Хлыновцы, вои созваны на берег смотреть, как будут топить разбойников-воров.
На посиневшем льду, окруженные стражей, растерянно топтались в нижнем чистом белье пятеро приговоренных к казни. Босые, не чувствуя холода, озирались. Вокруг них ходили, распевая молитвы и чадя кадилами, дьяконы в черных рясах и высоких клобуках.
В стороне стоял десятильник - высокий, костлявый, седовласый, с огромном серебряным крестом на груди.
Воевода с боярами, отгороженный несколькими рядами воев от народа, стоял на льду, недалеко от проруби. Бледный, с болезненным лицом, покрытым, как росой, потом, он уже несколько раз подавал знак десятильнику Моисею: "Начинай!" - но тот делал свое святое дело не спеша...
Наконец-то прикурил он от кадила большую восковую свечу, подошел и подал в закованные руки смотрящего куда-то вверх красными опухшими глазами разбойника Пантелея.
- Возьми, чадо, свечу - причащать пред смертью будем - грехи отпускать... - пропел, пробасил священник. Пантелей уставился удивленно на подаваемую свечу:
- У меня нету грехов!..
Десятильник поднял к небу выцветшие родниковые глаза и запел густо, мощно:
- Господи Исуси! Прости великогрешного раба своего - умом он помрачился и потому глаголит сие... - перекрестился, махнул рукой. Три воя в красных одеждах и шапках подбежали, подхватили Пантелея под руки, потащили к проруби...
- Проститься-то хоть дайте с белым светом, изверги! - выкрикнули из толпы. - Пусть с миром, с людями простится!..

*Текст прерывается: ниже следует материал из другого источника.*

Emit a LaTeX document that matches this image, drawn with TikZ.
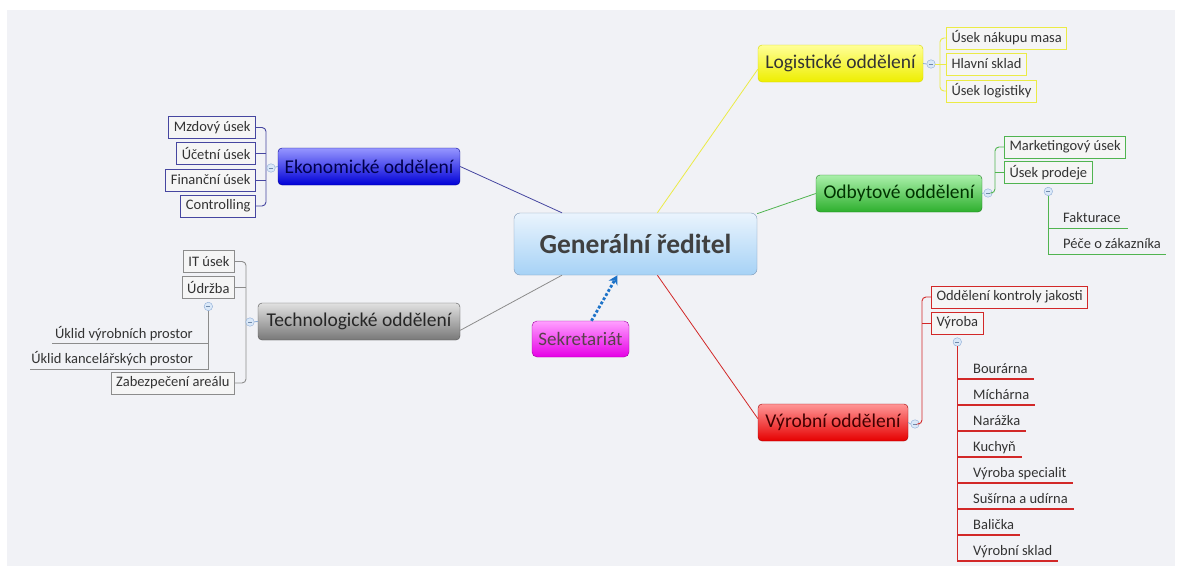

Воевода кивнул: "Пусть..."
Пантелея отпустили. Он как бы очнулся: выпрямился, повернулся лицом к народу и страшным, ревущим голосом закричал:
- Не богоотступник я, православные!.. Не грешен пред вами, - бох меня так примет, - закрестил бледное, мокрое от слез лицо, заозирался, моля глазами толпу.
Послышался зычный мужской голос:
- Отпусти!..
Несколько глоток повторило.
Константин Юрьев шевельнул закаменелыми плечами, крикнул:
- Кончай быстрей!..
Три палача-воя начали плечами подталкивать разбойника к округлому отверстию на льду. Пантелей, крестясь, пятился. Остался еще шажок - и... Он резко повернулся и глянул: чистая прозрачная голубоватая вода - до краев устья проруби, - дышала: поднималась, опускалась - ждала; свежесколотый лед сверкал, блестел под водой, как драгоценный алмаз, и почудилось в этой красоте что-то райское; но вглядевшись дальше, в черную глубь воды, отшатнулся - только теперь поверил в свою неминуемую смерть, до этого еще на что-то надеялся, обернулся к палачам...
Он бы с радостью умер в бою, но так умирать не хотел, и Пантелея не узнали: на лице не осталось и следа слабости, слез. Стоял грозный, готовый на борьбу муж, и палачи подались чуть назад, когда взмахнув окованными руками, со страшным гневным лицом шагнул он к ним.
- Хотите убить за то, што я поднял людей на поганого боярина, изжил со свету татарского подстилку со своим семенем?!